We often read nowadays of the valor or audacity with which some
rebel attacks a hoary tyranny or an antiquated superstition.
There is not really any courage at all in attacking hoary
or antiquated things, any more than in offering to fight
one's grandmother. The really courageous man is he who defies
tyrannies young as the morning and superstitions fresh
as the first flowers. The only true free-thinker is he whose
intellect is as much free from the future as from the past.
He cares as little for what will be as for what has been;
he cares only for what ought to be. And for my present
purpose I specially insist on this abstract independence.
If I am to discuss what is wrong, one of the first things
that are wrong is this: the deep and silent modern assumption
that past things have become impossible.
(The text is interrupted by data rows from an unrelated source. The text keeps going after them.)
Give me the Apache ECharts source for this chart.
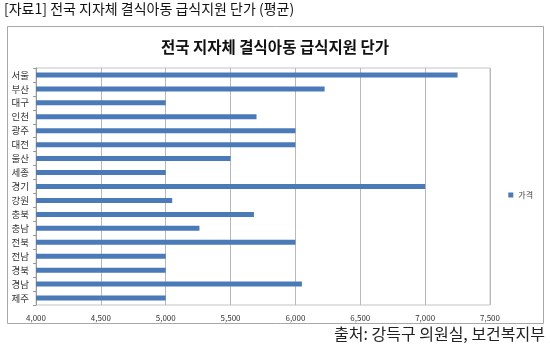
<!DOCTYPE html>
<html><head><meta charset="utf-8">
<script src="https://cdn.jsdelivr.net/npm/echarts@6/dist/echarts.min.js"></script>
<style>html,body{margin:0;padding:0;background:#fff}#c{width:550px;height:349px}</style>
</head><body><div id="c"></div>
<script>
const categories = ['서울','부산','대구','인천','광주','대전','울산','세종','경기','강원','충북','충남','전북','전남','경북','경남','제주'];
const values = [7250,6225,5000,5700,6000,6000,5500,5000,7000,5050,5680,5260,6000,5000,5000,6050,5000];
const seriesName = '가격';
const xTicks = [4000,4500,5000,5500,6000,6500,7000,7500];

const chart = echarts.init(document.getElementById('c'));
const font = '"Noto Sans CJK KR", "Noto Sans", sans-serif';
chart.setOption({
  animation:false,
  textStyle:{fontFamily:font},
  graphic:[
    {type:'rect', shape:{x:7.5,y:26.5,width:536,height:297}, style:{fill:'#fff',stroke:'#a8a8a8',lineWidth:1}, z:-1},
    {type:'text', left:4, top:2, style:{text:'[자료1] 전국 지자체 결식아동 급식지원 단가 (평균)', font:'14px "Noto Sans CJK KR"', fill:'#111'}},
    {type:'text', right:5, top:326, style:{text:'출처: 강득구 의원실, 보건복지부', font:'16px "Noto Sans CJK KR"', fill:'#222'}}
  ],
  title:{text:'전국 지자체 결식아동 급식지원 단가', left:'center', top:34, textStyle:{fontSize:15.5, fontWeight:'bold', color:'#111', fontFamily:font}},
  legend:{data:[seriesName], right:12, top:186, itemWidth:5, itemHeight:5, itemGap:3, icon:'rect', textStyle:{fontSize:8,color:'#444',fontFamily:font}},
  grid:{left:36, right:60, top:68, bottom:44, containLabel:false, show:true, borderColor:'#c4c4c4', borderWidth:1},
  xAxis:{type:'value', min:4000, max:7500, interval:500,
    axisLine:{show:false}, axisTick:{show:false},
    splitLine:{show:true, lineStyle:{color:'#b8b8b8', width:1}},
    axisLabel:{fontSize:8, color:'#333', margin:9, formatter:v=>v.toLocaleString('en-US')}},
  yAxis:{type:'category', data:categories, inverse:true,
    axisLine:{show:true, lineStyle:{color:'#999'}},
    axisTick:{show:true, length:3, lineStyle:{color:'#999'}},
    axisLabel:{fontSize:9.5, color:'#333', margin:7}},
  series:[{name:seriesName, type:'bar', data:values, barWidth:5, itemStyle:{color:'#4a7ab8'}}]
});
</script></body></html>
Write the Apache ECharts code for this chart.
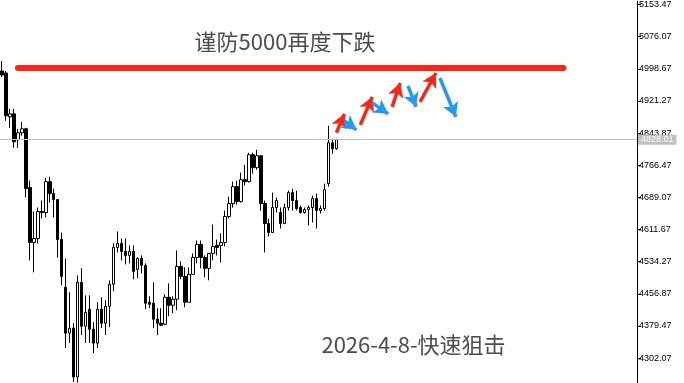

There is one metaphor
of which the moderns are very fond; they are always saying,
"You can't put the clock back." The simple and obvious answer
is "You can." A clock, being a piece of human construction,
can be restored by the human finger to any figure or hour.
In the same way society, being a piece of human construction,
can be reconstructed upon any plan that has ever existed.

There is another proverb, "As you have made your bed,
so you must lie on it"; which again is simply a lie.
If I have made my bed uncomfortable, please God I will make it again.